→ **INSTRUCTIONS FOR THE TASK**
In the entries below, repeat only the lines between those holding "Clone this chart in D3.js." and "const xTickValues = [0, 400];", inclusive. Leave pictures out.

□ □ □ □

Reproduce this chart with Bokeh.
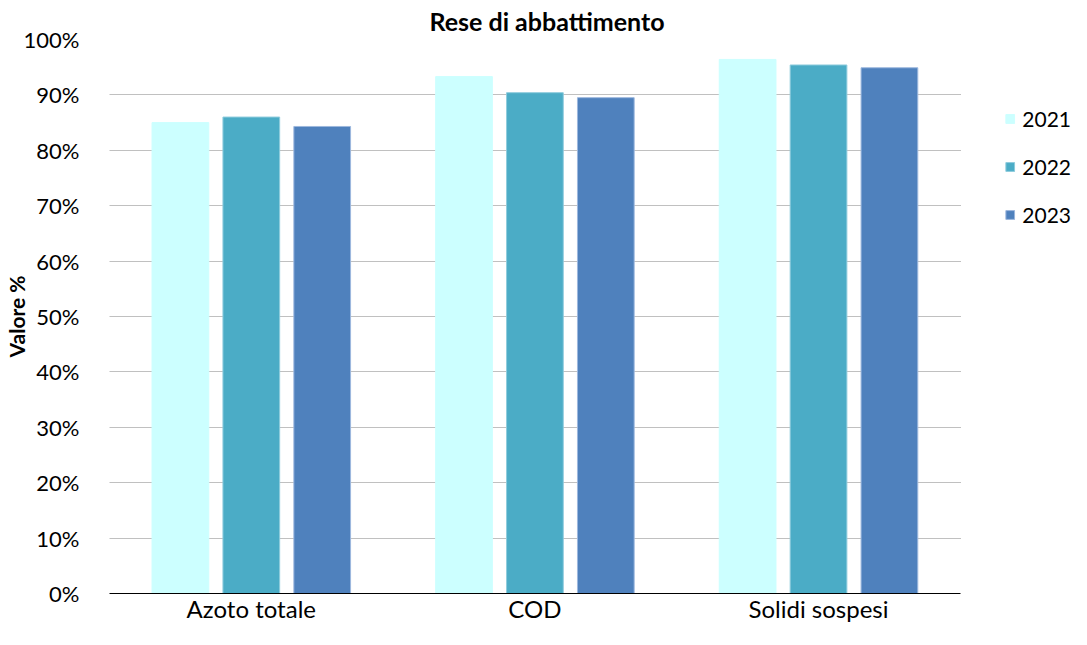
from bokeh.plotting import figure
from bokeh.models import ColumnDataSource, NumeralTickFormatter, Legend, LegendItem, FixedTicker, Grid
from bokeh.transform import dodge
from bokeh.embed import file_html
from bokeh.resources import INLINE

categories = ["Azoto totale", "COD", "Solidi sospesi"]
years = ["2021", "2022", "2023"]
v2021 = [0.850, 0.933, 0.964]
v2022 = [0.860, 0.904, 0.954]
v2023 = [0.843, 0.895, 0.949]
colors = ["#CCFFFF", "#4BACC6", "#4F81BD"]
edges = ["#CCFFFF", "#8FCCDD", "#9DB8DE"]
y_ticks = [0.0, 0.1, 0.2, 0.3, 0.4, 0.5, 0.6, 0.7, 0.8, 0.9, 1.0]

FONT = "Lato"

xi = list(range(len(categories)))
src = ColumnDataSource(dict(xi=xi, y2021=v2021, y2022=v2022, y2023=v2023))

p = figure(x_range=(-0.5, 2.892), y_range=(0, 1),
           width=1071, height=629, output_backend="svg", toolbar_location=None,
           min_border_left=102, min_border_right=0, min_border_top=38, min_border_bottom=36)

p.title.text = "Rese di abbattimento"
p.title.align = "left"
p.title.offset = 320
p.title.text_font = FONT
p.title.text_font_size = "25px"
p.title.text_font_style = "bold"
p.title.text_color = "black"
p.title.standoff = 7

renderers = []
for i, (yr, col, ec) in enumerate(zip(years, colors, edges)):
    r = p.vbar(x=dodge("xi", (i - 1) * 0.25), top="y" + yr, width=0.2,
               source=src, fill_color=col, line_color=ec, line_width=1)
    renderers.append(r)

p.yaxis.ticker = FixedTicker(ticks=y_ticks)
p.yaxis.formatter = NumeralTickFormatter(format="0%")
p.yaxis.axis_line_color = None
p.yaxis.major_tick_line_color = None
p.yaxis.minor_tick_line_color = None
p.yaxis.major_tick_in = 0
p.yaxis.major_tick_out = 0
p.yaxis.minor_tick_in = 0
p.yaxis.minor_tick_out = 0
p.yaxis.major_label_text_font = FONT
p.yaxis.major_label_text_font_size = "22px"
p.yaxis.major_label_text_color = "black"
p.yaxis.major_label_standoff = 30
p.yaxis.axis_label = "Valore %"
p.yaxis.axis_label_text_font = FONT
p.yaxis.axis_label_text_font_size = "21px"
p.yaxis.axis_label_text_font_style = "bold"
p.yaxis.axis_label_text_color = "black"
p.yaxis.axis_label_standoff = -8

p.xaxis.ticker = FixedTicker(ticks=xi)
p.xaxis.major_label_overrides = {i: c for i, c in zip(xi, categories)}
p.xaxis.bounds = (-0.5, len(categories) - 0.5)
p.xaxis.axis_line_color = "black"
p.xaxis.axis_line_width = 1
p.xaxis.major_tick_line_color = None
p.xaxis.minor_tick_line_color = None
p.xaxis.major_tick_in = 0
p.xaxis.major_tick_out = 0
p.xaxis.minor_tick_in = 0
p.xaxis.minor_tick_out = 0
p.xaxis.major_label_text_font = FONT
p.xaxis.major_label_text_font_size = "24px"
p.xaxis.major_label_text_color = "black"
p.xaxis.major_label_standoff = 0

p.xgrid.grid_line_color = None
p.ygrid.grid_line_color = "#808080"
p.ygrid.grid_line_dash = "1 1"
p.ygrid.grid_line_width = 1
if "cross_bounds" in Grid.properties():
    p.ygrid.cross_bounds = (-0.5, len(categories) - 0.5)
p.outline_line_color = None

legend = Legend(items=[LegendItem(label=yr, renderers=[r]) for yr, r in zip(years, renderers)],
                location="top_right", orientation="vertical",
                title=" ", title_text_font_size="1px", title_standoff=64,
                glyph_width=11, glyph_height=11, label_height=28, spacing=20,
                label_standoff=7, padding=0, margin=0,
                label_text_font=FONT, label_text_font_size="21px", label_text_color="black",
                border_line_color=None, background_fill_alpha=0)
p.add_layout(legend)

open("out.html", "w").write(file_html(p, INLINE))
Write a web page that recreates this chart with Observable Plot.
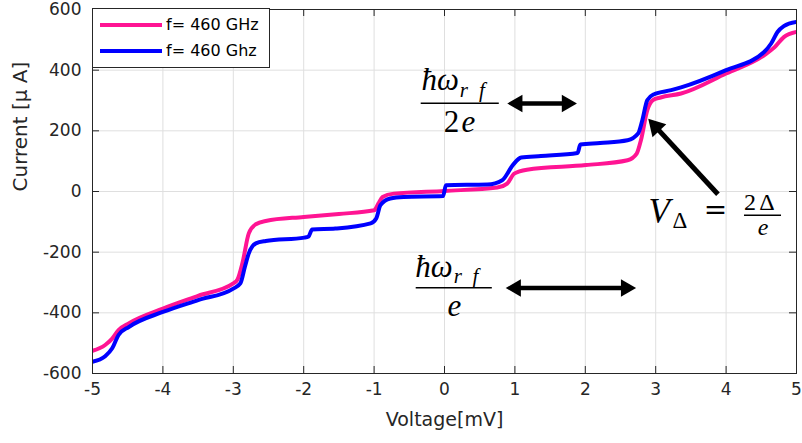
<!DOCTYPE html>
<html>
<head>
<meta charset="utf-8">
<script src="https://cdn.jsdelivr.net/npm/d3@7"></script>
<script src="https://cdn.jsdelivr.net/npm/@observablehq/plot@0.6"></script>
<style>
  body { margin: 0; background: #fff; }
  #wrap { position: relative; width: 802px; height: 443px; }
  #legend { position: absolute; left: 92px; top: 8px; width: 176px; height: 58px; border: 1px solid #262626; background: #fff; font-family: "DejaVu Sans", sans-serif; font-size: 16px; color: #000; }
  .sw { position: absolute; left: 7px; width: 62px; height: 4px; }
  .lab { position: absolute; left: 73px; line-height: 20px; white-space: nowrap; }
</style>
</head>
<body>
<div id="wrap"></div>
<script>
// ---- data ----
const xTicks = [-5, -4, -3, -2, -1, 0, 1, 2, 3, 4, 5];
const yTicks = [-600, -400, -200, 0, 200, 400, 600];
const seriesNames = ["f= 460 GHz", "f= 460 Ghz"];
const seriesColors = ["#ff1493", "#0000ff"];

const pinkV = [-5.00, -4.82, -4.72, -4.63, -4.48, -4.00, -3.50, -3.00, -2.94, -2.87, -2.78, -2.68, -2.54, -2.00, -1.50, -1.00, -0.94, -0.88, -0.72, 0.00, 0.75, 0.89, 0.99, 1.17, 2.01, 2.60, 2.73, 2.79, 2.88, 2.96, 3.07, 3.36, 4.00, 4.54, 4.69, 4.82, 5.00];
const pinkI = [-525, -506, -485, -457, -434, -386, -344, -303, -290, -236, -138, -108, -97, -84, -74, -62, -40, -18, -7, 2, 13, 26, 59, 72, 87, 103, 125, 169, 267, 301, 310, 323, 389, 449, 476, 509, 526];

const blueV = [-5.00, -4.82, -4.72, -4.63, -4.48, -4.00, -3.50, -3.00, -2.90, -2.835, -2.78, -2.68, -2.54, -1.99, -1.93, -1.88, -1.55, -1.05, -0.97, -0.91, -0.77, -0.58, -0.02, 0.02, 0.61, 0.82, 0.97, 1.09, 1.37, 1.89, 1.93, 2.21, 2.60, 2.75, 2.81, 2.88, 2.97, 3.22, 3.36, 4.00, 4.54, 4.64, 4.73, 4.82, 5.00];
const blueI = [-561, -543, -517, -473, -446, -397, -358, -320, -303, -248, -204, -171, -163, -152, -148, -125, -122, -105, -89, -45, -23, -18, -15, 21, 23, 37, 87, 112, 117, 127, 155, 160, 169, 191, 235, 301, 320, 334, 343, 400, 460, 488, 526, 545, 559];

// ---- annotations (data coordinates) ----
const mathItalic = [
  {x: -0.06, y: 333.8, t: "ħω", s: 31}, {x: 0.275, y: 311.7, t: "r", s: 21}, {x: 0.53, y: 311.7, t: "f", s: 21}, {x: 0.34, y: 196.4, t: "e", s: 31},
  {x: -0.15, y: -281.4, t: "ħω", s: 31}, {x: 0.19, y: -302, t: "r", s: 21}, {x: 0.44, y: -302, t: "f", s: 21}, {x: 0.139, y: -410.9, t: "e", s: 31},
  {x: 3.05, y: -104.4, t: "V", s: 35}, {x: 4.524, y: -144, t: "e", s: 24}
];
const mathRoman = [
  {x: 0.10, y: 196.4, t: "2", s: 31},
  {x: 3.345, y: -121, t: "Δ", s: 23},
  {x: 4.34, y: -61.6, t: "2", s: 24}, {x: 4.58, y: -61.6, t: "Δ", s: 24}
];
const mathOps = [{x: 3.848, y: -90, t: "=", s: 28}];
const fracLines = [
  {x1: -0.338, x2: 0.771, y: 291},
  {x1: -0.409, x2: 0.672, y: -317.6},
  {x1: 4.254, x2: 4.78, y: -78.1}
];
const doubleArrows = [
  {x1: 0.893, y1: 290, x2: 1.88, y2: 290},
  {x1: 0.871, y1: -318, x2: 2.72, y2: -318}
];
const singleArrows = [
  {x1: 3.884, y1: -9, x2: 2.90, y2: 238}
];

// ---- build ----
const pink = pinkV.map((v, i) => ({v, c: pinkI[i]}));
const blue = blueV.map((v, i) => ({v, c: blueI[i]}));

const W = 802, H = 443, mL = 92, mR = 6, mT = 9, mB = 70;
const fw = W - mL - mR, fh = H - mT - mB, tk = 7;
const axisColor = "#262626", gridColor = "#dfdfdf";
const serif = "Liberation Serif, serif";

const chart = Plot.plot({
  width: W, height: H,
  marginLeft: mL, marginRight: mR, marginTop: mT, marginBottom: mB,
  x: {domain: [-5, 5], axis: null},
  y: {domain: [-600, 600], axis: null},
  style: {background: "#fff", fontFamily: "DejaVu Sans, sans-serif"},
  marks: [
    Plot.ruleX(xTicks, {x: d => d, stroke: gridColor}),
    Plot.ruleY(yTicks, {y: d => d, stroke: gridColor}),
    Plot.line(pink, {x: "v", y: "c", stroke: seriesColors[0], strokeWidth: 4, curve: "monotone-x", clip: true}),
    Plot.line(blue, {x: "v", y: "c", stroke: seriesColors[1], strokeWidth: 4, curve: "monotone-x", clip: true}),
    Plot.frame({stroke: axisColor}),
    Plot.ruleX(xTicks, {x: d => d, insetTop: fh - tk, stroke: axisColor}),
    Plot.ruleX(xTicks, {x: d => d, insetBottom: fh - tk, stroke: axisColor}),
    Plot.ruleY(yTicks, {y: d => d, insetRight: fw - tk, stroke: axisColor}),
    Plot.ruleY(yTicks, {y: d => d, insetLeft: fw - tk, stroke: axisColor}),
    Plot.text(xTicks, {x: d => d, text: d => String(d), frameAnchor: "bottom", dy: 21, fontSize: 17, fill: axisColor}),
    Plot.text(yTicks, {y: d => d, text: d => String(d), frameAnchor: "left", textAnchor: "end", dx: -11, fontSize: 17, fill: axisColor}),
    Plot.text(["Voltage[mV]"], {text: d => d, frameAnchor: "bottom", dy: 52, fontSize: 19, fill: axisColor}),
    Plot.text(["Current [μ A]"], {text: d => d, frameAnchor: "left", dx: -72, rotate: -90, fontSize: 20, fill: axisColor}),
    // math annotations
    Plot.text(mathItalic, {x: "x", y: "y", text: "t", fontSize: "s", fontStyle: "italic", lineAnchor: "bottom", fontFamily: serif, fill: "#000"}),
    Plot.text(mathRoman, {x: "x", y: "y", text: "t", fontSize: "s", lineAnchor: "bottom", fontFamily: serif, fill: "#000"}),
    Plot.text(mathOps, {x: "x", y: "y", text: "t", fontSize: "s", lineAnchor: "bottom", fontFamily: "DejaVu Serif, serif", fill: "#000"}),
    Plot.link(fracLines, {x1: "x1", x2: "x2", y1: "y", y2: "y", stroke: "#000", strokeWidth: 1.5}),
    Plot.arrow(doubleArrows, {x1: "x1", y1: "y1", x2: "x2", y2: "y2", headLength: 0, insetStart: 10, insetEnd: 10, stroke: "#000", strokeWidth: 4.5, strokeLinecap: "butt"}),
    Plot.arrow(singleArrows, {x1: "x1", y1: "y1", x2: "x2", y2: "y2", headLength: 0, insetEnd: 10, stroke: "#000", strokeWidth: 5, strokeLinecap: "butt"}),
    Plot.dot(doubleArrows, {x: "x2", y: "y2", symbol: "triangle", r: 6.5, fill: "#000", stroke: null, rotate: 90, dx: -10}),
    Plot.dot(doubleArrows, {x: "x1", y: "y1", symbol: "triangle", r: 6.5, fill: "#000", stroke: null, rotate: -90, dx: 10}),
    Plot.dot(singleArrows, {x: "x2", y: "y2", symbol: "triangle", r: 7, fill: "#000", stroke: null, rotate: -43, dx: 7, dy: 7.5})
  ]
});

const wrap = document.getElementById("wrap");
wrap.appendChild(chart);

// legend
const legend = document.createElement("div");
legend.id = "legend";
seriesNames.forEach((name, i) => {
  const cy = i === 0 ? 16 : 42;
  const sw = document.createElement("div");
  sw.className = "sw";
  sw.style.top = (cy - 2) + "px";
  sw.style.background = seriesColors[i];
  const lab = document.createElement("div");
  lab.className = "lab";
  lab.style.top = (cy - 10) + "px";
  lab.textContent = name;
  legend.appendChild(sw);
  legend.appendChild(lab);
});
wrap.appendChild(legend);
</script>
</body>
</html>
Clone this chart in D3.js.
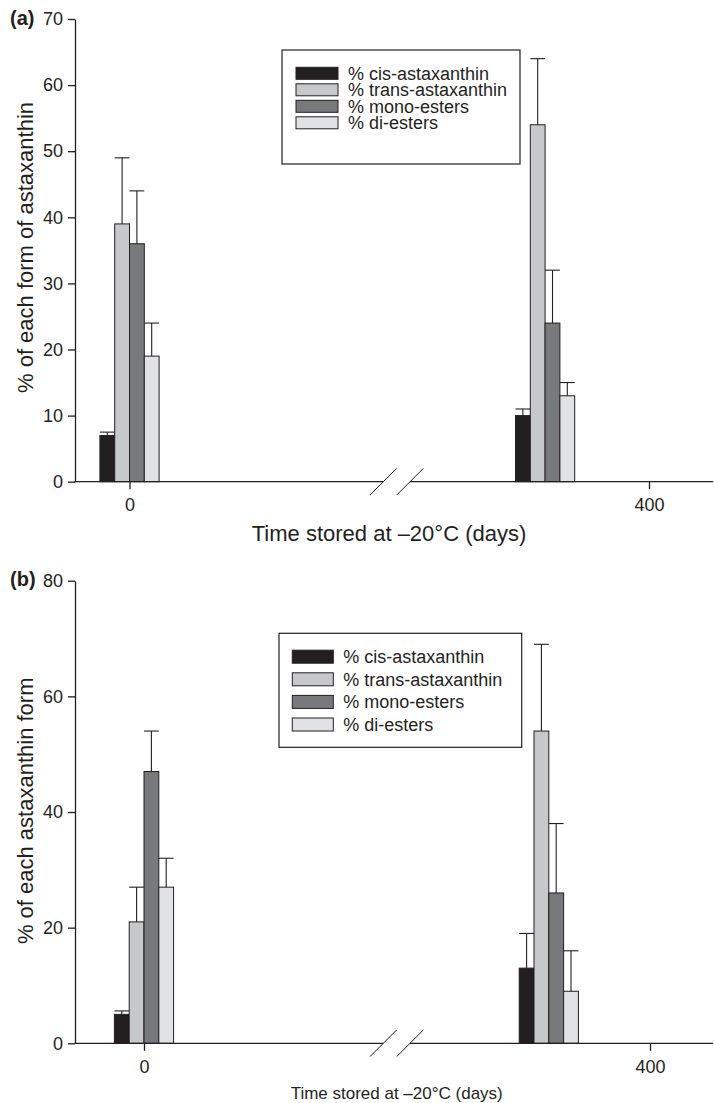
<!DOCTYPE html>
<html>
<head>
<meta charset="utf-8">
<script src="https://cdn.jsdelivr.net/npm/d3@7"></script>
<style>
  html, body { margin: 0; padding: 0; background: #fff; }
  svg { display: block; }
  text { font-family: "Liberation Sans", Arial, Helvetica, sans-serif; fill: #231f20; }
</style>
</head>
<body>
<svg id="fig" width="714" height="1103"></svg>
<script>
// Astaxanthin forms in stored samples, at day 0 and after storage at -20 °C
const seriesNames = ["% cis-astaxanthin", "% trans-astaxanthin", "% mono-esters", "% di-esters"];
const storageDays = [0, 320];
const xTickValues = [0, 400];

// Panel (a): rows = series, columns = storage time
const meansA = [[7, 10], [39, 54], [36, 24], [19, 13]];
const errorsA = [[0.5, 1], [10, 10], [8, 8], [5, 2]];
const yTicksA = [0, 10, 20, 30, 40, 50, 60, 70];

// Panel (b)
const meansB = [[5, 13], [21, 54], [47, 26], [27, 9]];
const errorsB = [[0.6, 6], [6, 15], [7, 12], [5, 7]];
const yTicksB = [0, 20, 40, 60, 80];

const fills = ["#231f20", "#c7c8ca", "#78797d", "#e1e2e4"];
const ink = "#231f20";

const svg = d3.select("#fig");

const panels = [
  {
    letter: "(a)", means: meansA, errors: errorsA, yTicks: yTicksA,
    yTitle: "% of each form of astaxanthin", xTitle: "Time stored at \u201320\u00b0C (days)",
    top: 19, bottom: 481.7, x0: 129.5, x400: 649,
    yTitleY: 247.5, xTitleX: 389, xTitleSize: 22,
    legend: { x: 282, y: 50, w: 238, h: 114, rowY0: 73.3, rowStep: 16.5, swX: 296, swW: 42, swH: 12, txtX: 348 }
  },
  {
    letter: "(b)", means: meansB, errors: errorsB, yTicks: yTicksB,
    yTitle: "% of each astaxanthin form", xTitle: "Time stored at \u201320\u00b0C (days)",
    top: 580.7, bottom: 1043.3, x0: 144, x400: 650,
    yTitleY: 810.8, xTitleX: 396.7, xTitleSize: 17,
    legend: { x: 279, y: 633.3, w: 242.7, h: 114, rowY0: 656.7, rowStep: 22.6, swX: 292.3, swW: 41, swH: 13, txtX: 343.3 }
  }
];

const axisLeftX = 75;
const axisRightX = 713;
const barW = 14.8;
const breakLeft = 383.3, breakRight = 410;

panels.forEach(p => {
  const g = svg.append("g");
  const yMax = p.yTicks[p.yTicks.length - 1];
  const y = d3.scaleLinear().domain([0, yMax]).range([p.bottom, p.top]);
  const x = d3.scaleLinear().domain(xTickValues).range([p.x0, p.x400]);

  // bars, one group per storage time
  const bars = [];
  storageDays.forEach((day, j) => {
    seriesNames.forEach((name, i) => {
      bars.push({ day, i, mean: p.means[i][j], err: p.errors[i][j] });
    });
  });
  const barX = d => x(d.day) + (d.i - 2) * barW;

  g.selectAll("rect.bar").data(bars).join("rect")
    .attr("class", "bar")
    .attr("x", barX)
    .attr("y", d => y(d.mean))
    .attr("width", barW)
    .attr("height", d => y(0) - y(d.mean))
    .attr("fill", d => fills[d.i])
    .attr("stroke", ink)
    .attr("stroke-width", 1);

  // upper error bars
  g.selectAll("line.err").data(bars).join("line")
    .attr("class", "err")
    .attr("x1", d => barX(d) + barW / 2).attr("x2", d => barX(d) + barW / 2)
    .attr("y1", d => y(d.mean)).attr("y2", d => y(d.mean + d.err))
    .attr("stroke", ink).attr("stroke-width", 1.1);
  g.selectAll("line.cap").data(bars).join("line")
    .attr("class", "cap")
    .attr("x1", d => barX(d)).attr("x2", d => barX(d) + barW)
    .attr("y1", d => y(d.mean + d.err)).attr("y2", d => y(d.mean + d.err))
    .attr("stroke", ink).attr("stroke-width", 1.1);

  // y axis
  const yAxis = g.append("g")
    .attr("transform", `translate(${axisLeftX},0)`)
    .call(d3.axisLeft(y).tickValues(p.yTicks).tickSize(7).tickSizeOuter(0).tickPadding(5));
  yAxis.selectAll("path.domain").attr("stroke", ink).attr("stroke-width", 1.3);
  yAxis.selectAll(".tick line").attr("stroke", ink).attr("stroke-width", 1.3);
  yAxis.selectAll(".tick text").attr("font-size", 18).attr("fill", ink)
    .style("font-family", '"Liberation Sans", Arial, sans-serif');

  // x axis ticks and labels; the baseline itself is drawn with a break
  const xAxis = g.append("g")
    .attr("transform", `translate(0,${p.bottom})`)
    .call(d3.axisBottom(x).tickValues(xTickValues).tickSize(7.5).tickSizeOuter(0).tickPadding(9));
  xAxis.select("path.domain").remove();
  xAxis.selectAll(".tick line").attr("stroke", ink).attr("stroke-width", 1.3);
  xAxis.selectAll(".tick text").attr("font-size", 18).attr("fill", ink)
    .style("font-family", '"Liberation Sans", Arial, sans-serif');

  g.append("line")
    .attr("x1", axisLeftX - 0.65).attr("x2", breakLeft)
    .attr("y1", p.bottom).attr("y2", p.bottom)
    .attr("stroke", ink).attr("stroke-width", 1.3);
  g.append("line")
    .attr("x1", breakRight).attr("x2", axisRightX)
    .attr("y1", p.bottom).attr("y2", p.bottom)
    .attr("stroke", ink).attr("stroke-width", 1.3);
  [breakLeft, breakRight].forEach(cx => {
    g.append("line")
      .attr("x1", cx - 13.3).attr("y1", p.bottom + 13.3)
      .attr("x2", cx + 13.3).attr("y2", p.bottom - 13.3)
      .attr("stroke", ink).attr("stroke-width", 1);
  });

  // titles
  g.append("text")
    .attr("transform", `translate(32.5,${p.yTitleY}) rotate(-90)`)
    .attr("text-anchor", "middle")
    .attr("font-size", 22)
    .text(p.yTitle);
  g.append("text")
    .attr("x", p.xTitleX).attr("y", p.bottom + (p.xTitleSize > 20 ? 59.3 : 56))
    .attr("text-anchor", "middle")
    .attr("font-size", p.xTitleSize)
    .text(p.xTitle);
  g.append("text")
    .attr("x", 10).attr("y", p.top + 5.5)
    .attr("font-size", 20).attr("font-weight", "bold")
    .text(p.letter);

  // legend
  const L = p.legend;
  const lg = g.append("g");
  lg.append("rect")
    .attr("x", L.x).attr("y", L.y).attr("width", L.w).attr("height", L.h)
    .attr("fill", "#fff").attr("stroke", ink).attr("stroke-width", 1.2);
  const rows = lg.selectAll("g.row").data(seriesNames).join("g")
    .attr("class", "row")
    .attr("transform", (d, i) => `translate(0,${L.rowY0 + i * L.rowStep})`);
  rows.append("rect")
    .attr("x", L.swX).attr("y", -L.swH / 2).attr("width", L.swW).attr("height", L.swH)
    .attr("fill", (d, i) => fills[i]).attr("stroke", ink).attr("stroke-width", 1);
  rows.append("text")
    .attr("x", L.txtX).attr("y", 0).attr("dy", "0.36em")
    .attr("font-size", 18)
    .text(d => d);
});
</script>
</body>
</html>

□ □ □ □

→ **CORRECT RESPONSE**
Clone this chart in D3.js.
<!DOCTYPE html>
<html>
<head>
<meta charset="utf-8">
<script src="https://cdn.jsdelivr.net/npm/d3@7"></script>
<style>
  html, body { margin: 0; padding: 0; background: #fff; }
  svg { display: block; }
  text { font-family: "Liberation Sans", Arial, Helvetica, sans-serif; fill: #231f20; }
</style>
</head>
<body>
<svg id="fig" width="714" height="1103"></svg>
<script>
// Astaxanthin forms in stored samples, at day 0 and after storage at -20 °C
const seriesNames = ["% cis-astaxanthin", "% trans-astaxanthin", "% mono-esters", "% di-esters"];
const storageDays = [0, 320];
const xTickValues = [0, 400];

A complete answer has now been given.